BE SEEN sparks community engagement and thoughtful debate through partnerships and the innovative use of documentary images in cross-disciplinary exhibitions and events that highlight pressing public concerns.
Documentary photography is uniquely effective for fostering understanding and raising awareness. Drawing on partnerships across disciplines and fields of expertise, Magnum Foundation produces projects, exhibitions, and events that incorporate both archival images and work produced by Magnum Foundation grantees. Be Seen projects take a range of innovative forms to pave new avenues for documentary photography to reach and mobilize a broader audience.
All across the U.S., families are struggling to put food on the table. High poverty rates are crippling the country's most vulnerable communities, the conditions and faces of which largely go unseen. 2015 Emergency Fund grantee Matt Black traveled across America visiting 70 towns and cities where at least twenty percent of the population is living below the poverty level. As a part of the The Value of Food: Sustaining a Green Planet at the Cathedral of St. John the Divine, Magnum Foundation produced a public installation of the resulting work along 110th Street.
A collaboration with grassroots Paris-based photographer's collective #Dysturb to curate 25 images from 17 countries around the world and adhere them to public-facing buildings and facades throughout the city of Paris during COP21. Folding compelling documentary images into the visual vernacular of climate change, #Reframeclimate challenges the notions of what climate change imagery looks like. Each pasting presented a pertinent scientific statistic and a prompt for an SMS interaction to hear the story behind the image directly from the photographer.
In partnership with the Arab Fund for Arts and Culture, we presented an installation of projects by Arab Documentary Photography Program (ADPP) grantees Omar Imam and Natalie Naccache. Both projects focus on Syrians displaced from their homes. Their stories are not about statistics or politics, but rather about the individuals caught in between. Disrupting the viewers’ expectations of images of refugees, their distinct perspectives offer powerful insights into the condition of exile.

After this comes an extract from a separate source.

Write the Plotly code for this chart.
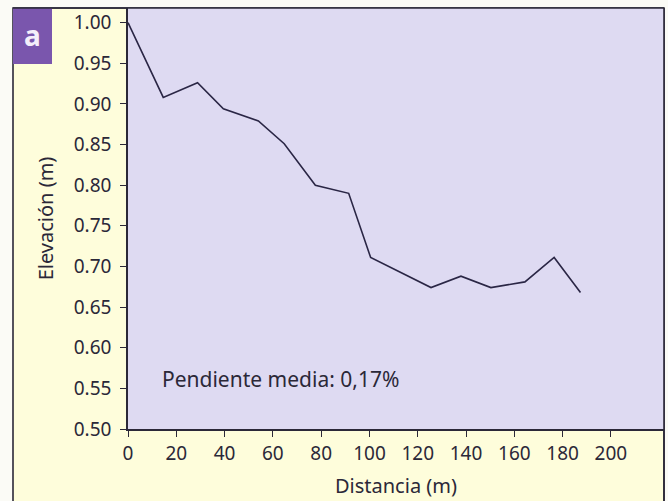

In collaboration with Working Theater, Magnum Foundation presented a cross-disciplinary installation and immersive theater experience of Ed Cardona Jr.’s play La Ruta. Staged within the walls of a moving semi-truck, participants were exposed to the harrowing journey of immigrants smuggled across the border into the United States. The project showcased the work of both Magnum photographers and emerging voices supported through Magnum Foundation fellowships.
Co-produced with ChinaFile, Magnum Foundation featured 2014 Emergency Fund grantee Ian Teh’s work in an immersive exhibition at Photoville in Brooklyn to coincide with the UN Climate Summit. Traces explores the darker side of China’s rapid industrialization, where the expansive ice fields are warming faster than the rest of the world and the Yellow River repeatedly runs dry. In the form of a 16-foot banner, one image depicting a mountain range in Qinghai, China was carried in the People’s Climate March. Evocative of traditional monumental landscape paintings, the panoramic photograph stood out from the throngs of slogan-bearing signs as a silent beacon.
Organized in collaboration with St. John the Divine and Voice of Witness, The Value of Water was an evening event of readings, photography, and film at the Cathedral of St. John the Divine to raise the visibility of a range of global water concerns. Narratives from the Voice of Witness book series were read by noted actors and activists with visual interventions drawn from the archives of Magnum photographers Paolo Pellegrin, Thomas Dworzak, Chris Steele-Perkins, and Dominic Nahr.
Beginning from a story supporte by an Emergency Fund grant to document food scarcity in the South Side of Chicago, See Potential grew into a public art project spurring community revitalization in neglected buildings and neighborhoods. Grantee Emily Schiffer drew from the Magnum Photos archive to create large-scale photographic installations at abandoned sites and launched a text-messaging campaign prompting residents to voice their support for positive transformations.
Voices of Burma brought together prominent authors, actors, and Burmese dissidents to read excerpts from Nowhere to Be Home: Narratives from Survivors of Burma’s Military Regime. The Magnum Foundation provided images from the archives of Magnum photographers Chien-Chi Chang and Lu Nan.